Минаев отрицательно отнесся к роман-эпопее Льва Николаевича Толстого  «Война и мир»,  не увидев огромного идейного и художественного значения романа и безоговорочно причислив автора к защитникам дворянских интересов и идеалов.

«Последний роман графа Л. Толстого, — писал он,  — привел меня к печальному соображению, что стихотворение Лермонтова «Бородино» не лишено больших погрешностей, почему я осмелился, так сказать, реставрировать сие стихотворение по сочинению «Война и мир», сочинению неоспоримо художественному и правдивому. Пусть мою смелость извинят только одною любовью к истине».

Война и мир.
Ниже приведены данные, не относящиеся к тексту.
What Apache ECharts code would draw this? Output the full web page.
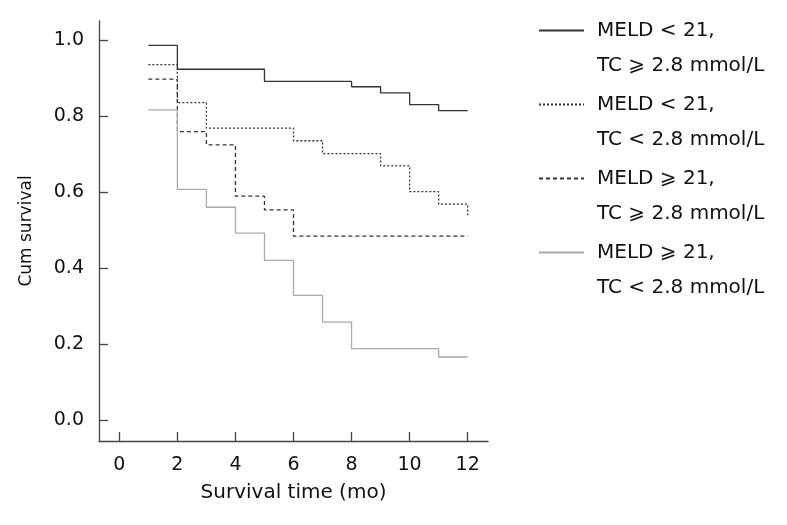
<!DOCTYPE html>
<html>
<head>
<meta charset="utf-8">
<style>
  html, body { margin: 0; padding: 0; background: #fff; }
  #chart { width: 787px; height: 525px; }
</style>
<script src="https://cdn.jsdelivr.net/npm/echarts@6/dist/echarts.min.js"></script>
</head>
<body>
<div id="chart"></div>
<script>
// Kaplan-Meier curves (time in months, cum survival)
const groupNames = [
  'MELD < 21, TC ⩾ 2.8 mmol/L',
  'MELD < 21, TC < 2.8 mmol/L',
  'MELD ⩾ 21, TC ⩾ 2.8 mmol/L',
  'MELD ⩾ 21, TC < 2.8 mmol/L'
]
const timeA = [1, 2, 5, 8, 9, 10, 11, 12]
const survA = [0.986, 0.923, 0.891, 0.877, 0.861, 0.830, 0.814, 0.814]
const timeB = [1, 2, 3, 6, 7, 9, 10, 11, 12]
const survB = [0.935, 0.835, 0.768, 0.735, 0.701, 0.669, 0.601, 0.568, 0.539]
const timeC = [1, 2, 3, 4, 5, 6, 12]
const survC = [0.897, 0.759, 0.724, 0.589, 0.553, 0.484, 0.484]
const timeD = [1, 2, 3, 4, 5, 6, 7, 8, 11, 12]
const survD = [0.816, 0.607, 0.560, 0.492, 0.420, 0.328, 0.258, 0.188, 0.166, 0.166]
const xTicks = [0, 2, 4, 6, 8, 10, 12]
const yTicks = [0, 0.2, 0.4, 0.6, 0.8, 1.0]

const font = 'DejaVu Sans'
const axisColor = '#444'

function pairs(t, s) {
  return t.map((x, i) => [x, s[i]])
}

function kmSeries(name, t, s, color, type) {
  return {
    name: name,
    type: 'line',
    step: 'end',
    symbol: 'none',
    data: pairs(t, s),
    lineStyle: { color: color, width: 1.3, type: type },
    itemStyle: { color: color },
    emphasis: { disabled: true }
  }
}

const chart = echarts.init(document.getElementById('chart'))
chart.setOption({
  animation: false,
  backgroundColor: '#fff',
  textStyle: { fontFamily: font },
  grid: { left: 99, right: 299, top: 21, bottom: 84 },
  legend: {
    orient: 'vertical',
    left: 538,
    top: -22,
    padding: 0,
    itemGap: -31,
    itemWidth: 45,
    itemHeight: 10,
    data: groupNames,
    itemStyle: { opacity: 0 },
    // blank first line so the sample line sits beside the first text line
    formatter: (n) => '\n' + n.replace(', ', ',\n'),
    textStyle: {
      fontFamily: font,
      fontSize: 20,
      color: '#111',
      lineHeight: 35,
      padding: [0, 0, 0, 8]
    }
  },
  xAxis: {
    type: 'value',
    min: -0.7,
    max: 12.7,
    name: 'Survival time (mo)',
    nameLocation: 'middle',
    nameGap: 42,
    nameTextStyle: { fontFamily: font, fontSize: 20, color: '#111' },
    axisLine: { onZero: false, lineStyle: { color: axisColor, width: 1.3 } },
    axisTick: { inside: true, length: 9, customValues: xTicks, lineStyle: { color: axisColor, width: 1.3 } },
    axisLabel: { customValues: xTicks, margin: 15, fontFamily: font, fontSize: 19, color: '#111' },
    splitLine: { show: false }
  },
  yAxis: {
    type: 'value',
    min: -0.055,
    max: 1.05,
    name: 'Cum survival',
    nameLocation: 'middle',
    nameGap: 64,
    nameTextStyle: { fontFamily: font, fontSize: 17, color: '#111' },
    axisLine: { onZero: false, lineStyle: { color: axisColor, width: 1.3 } },
    axisTick: { inside: true, length: 9, customValues: yTicks, lineStyle: { color: axisColor, width: 1.3 } },
    axisLabel: {
      customValues: yTicks,
      margin: 15,
      fontFamily: font,
      fontSize: 19,
      color: '#111',
      formatter: (v) => v.toFixed(1)
    },
    splitLine: { show: false }
  },
  series: [
    kmSeries(groupNames[0], timeA, survA, '#333', 'solid'),
    kmSeries(groupNames[1], timeB, survB, '#333', [2, 2]),
    kmSeries(groupNames[2], timeC, survC, '#333', [4, 3]),
    kmSeries(groupNames[3], timeD, survD, '#aaa', 'solid')
  ]
})
</script>
</body>
</html>
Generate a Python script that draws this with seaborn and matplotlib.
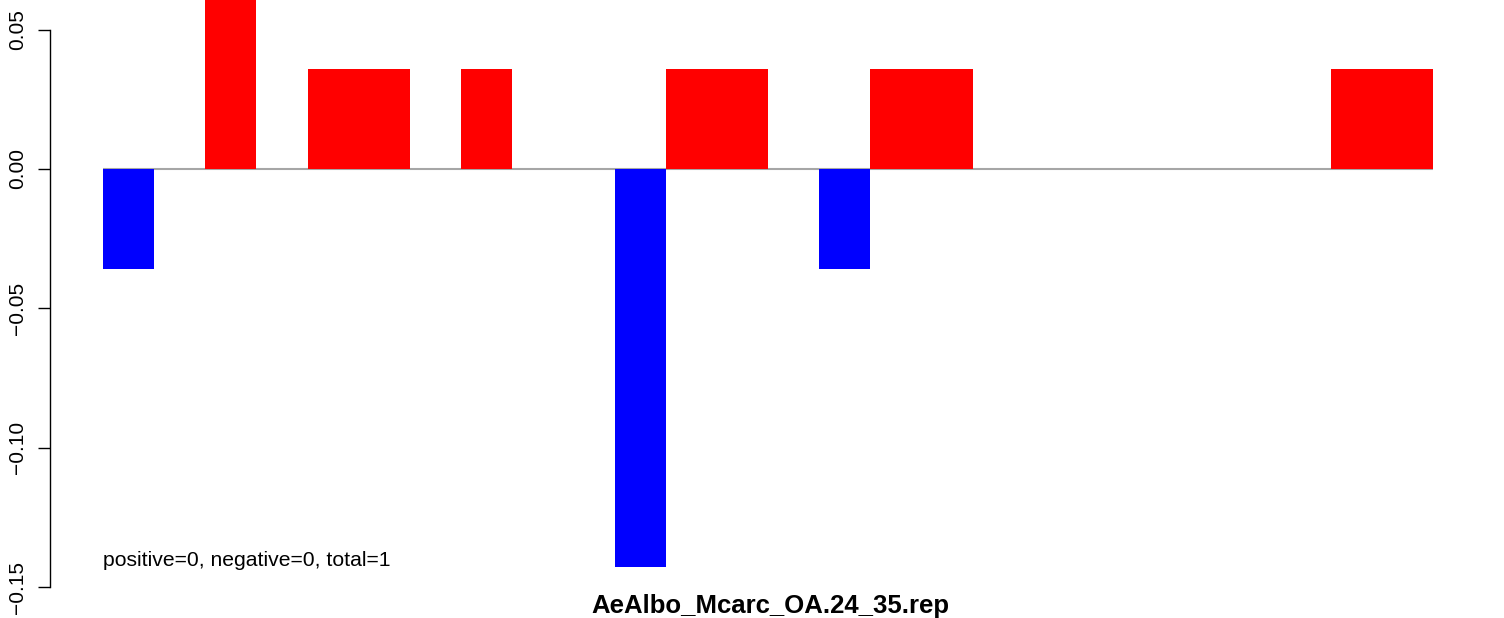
import numpy as np
import pandas as pd
import matplotlib
matplotlib.use("Agg")
import matplotlib.pyplot as plt
import seaborn as sns

# one bar per window, no gaps between bars
windows = [str(i) for i in range(1, 27)]
scores = [-0.036, 0.0, 0.071, 0.0, 0.036, 0.036, 0.0, 0.036, 0.0, 0.0,
          -0.143, 0.036, 0.036, 0.0, -0.036, 0.036, 0.036, 0.0, 0.0, 0.0,
          0.0, 0.0, 0.0, 0.0, 0.036, 0.036]
yticks = [-0.15, -0.10, -0.05, 0.00, 0.05]
ytick_labels = ["\u22120.15", "\u22120.10", "\u22120.05", "0.00", "0.05"]
title = "AeAlbo_Mcarc_OA.24_35.rep"
note = "positive=0, negative=0, total=1"

sns.set_style("white")
plt.rcParams['font.family'] = ['Liberation Sans', 'DejaVu Sans']
plt.rcParams['text.color'] = 'black'
plt.rcParams['ytick.color'] = 'black'

df = pd.DataFrame({"window": windows, "score": scores})
df["sign"] = np.where(df["score"] < 0, "neg", "pos")

fig = plt.figure(figsize=(15.04, 6.18), dpi=100)
W, H = 1504, 618
ax = fig.add_axes([50 / W, 0, 1 - 50 / W, 1])

sns.barplot(data=df, x="window", y="score", hue="sign", order=windows,
            palette={"pos": "#ff0000", "neg": "#0000ff"}, dodge=False,
            width=1.0, errorbar=None, legend=False, linewidth=0,
            saturation=1, ax=ax, zorder=2)

ax.hlines(0, -0.5, len(windows) - 0.5, color="#a6a6a6", lw=1.5, zorder=1)

# pixel layout of the original: first slot starts at 103 px, slot width 51.15 px
slot = (1433 - 103) / len(windows)
x0 = 103 + slot / 2
ax.set_xlim(-(x0 - 50) / slot, (W - x0) / slot)
ppu = (587 - 169) / 0.15
ax.set_ylim(-(H - 169) / ppu, 169 / ppu)

for s in ["top", "right", "bottom"]:
    ax.spines[s].set_visible(False)
ax.spines["left"].set_bounds(-0.15, 0.05)
ax.spines["left"].set_linewidth(1.0)
ax.spines["left"].set_color("black")
ax.set_xticks([])
ax.set_xlabel("")
ax.set_ylabel("")
ax.set_yticks(yticks)
ax.set_yticklabels(ytick_labels, rotation=90, va="center", fontsize=15,
                   color="black")
ax.tick_params(axis="y", left=True, length=8.6, width=1.0, pad=8, color="black")

ax.text(-(x0 - 103) / slot, -(561 - 169) / ppu, note, fontsize=15.2,
        ha="left", va="center", color="black")
fig.text(770 / W, 1 - 606 / H, title, fontsize=18.5, fontweight="bold",
         ha="center", va="center", color="black")

fig.savefig("out.png", dpi=100)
Подражание Лермонтову («Бородино») и графу Льву Толстому («Война и мир»)

— Скажи-ка, дядя, без утайки,
Как из Москвы французов шайки,
Одетых в женские фуфайки,
            Вы гнали на ходу.
Ведь если верить Льву Толстому,
Переходя от тома к тому
Его романа, — никакому
Не подвергались мы погрому
          В двенадцатом году.
Какой был дух в Наполеоне
И были ль мы при нем в загоне,
Нам показал как на ладони
В романе Лев Толстой.               
<...>
— Да, были люди в наши годы,
Не мелкой нынешней породы:
В дни мира — гордые Немвроды,
              Богатыри в войне…
Ростов — звезда всей молодежи,
Андрей Болконский —диво тоже,
Безухой —  член масонской ложи,,
Денисов, Долохов… о Боже,
Их вспомнить любо мне!..
Нам Бонапарт грозил сурово,
А мы кутили образцово,
Влюблялись в барышень Ростова,
            Сводили их с ума…
Безухой прочь погнал супругу,
Послал картельный вызов другу
И, друга ранивши, с испугу
Едва совсем не спился с кругу…               
<...>
Да, были люди в наши годы!..
И будут помнить все народы,
Что от одной дурной погоды,
          Ниспосланной судьбой,
Пал Бонапарт, не вставши снова,
И пал от насморка пустого…
Не будь романа Льва Толстого,
Мы не судили б так толково
          Про Бородинский бой!

И это не все, что сделал Дмитрий Дмитриевич Минаев: двадцать пять сборников стихотворений, переводы Мольера («Тартюф»), Байрона («Дон-Жуан», «Чайльд Гарольд», «Беппо», «Манфред» и «Каин»),  стихотворения и пьесы Гюго, Барбье, де Виньи, Ювенала  и многих других.